Venezuela

ABC  10/08/15
LUIS VENTOSO

· Mucho ritmo, mucha alegría; mucha pólvora y demasiada miseria

ANTES de extraviar un poco su copioso talento por sobredosis de ego de autor, Nanni Moretti rodó en 1993 la espléndida «Caro Diario». El cómico recorre en Vespa la Roma vacía del verano, que contempla y filma con un amor rendido, salpicado también de golpes de ironía-abrelatas.
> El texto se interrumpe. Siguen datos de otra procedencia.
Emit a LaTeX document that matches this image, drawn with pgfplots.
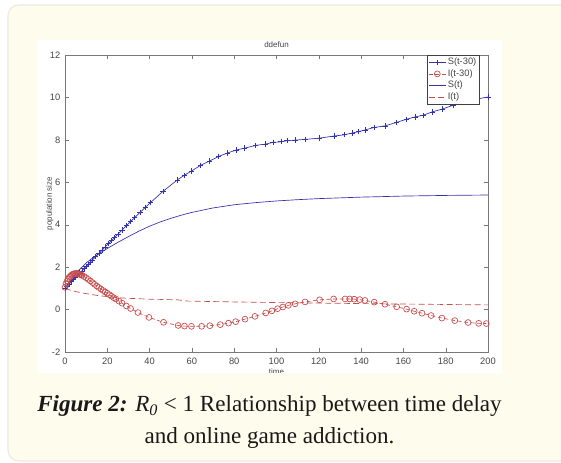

La película ofrece muchos lances para recordar. Su recorrido en moto por las playas desoladas de Ostia hasta llegar al destartalado paraje donde masacraron a Pasolini resulta hipnótico (y más teniendo como banda sonora los mejores seis minutos del «Kölh Concert» de Keith Jarret, un pasaje de piano que constituye una de las músicas más lindamente elegantes del siglo XX). Otro gran momento es cuando el protagonista confiesa que uno de sus sueños es aprender a bailar y descubre en un descampado a una grey dominicana afanada en plena verbena dominguera. Una orquestina popular ataca los compases del «Visa para un sueño» de Guerra y los bailarines criollos se menean con una suavidad felina y fácil, como si sudasen el ritmo. Moretti los observa con una sonrisa admirada y lejana: un prodigio mayor de la naturaleza, inalcanzable para un europeo patoso atenazado por el hieratismo.

A la caída de una tarde rara de perfecto verano inglés parece un regalo correr un poco por el parque londinense de Kensington. El sol comienza a aflojar y los árboles y los estanques recuperan sus contornos. Grupos de paseantes van y vienen, en lo que es un resumen de las razas, estilos y talantes del planeta Tierra. Rusos con gesto taciturno miran a la nada, acompañados de unas novias que hacen comprensible la melancolía rusa de Cristiano. Italianos broncas superan en barullo a los joviales españoles, omnipresentes. Un patriarca sij avanza solemne con su mujer e hijas, ataviadas con saris idénticos de buen paño. Algunas inglesas lechosas convierten el parque en playa y logran ponerse un poco rosas bajo el sol de prestado de Londres. Pero son muchas más las árabes enterradas en vida en sus niqab negros, que caminan o acampan en el jardín un par de pasos por detrás de sus maridos (o tal vez señores). Ellas visten con la última moda del medievo: el burka. Ellos van de chuli-boys, con playeras carísimas de logos gritones, gorrita de rap de firma superlativa, sudaderas de autor y hasta algún extemporáneo chaleco-plumífero, venusiano incluso para el cauto agosto londinense.

A mitad de la carrera por el parque, olvidados los árabes, camino ya del palacio donde vivieron la Emperatriz Victoria y más tarde la Emperatriz del Cuché (Diana), dos banderas venezolanas penden de unas ramas. A su sombra, una veintena de jóvenes venezolanos bailan salsa y merengue, con un equipo de música aparatoso y restos de priva. Como Moretti, por un instante los observas con una enorme admiración: cuanta armonía destilan, que feliz emoción emana de sus bailoteos. Se diría que conservan la alegría de vivir que los europeos hemos extraviado en alguna curva del camino a la prosperidad. Son una reserva de alegría para el mundo. Pero el ensalmo solo dura unos segundos y vuelves a la realidad. Estos soberanos de la sonrisa y el ritmo han construido también el segundo país más peligroso del mundo, con 68 asesinatos al día. Han dilapidado los inmensos dones naturales con que fue bendecido su país para caer en el desabastecimiento. Han abrazado una dictadura con caudillos de tebeo, que sin embargo provocan heridas muy reales. Cada pueblo, y duele decirlo apreciando tanto a los venezolanos, cosecha lo que siembra, es el dueño último de su destino. Venezuela solo irá bien cuando descubran que en política y en derecho el aburrimiento es mucho más saludable que la emoción.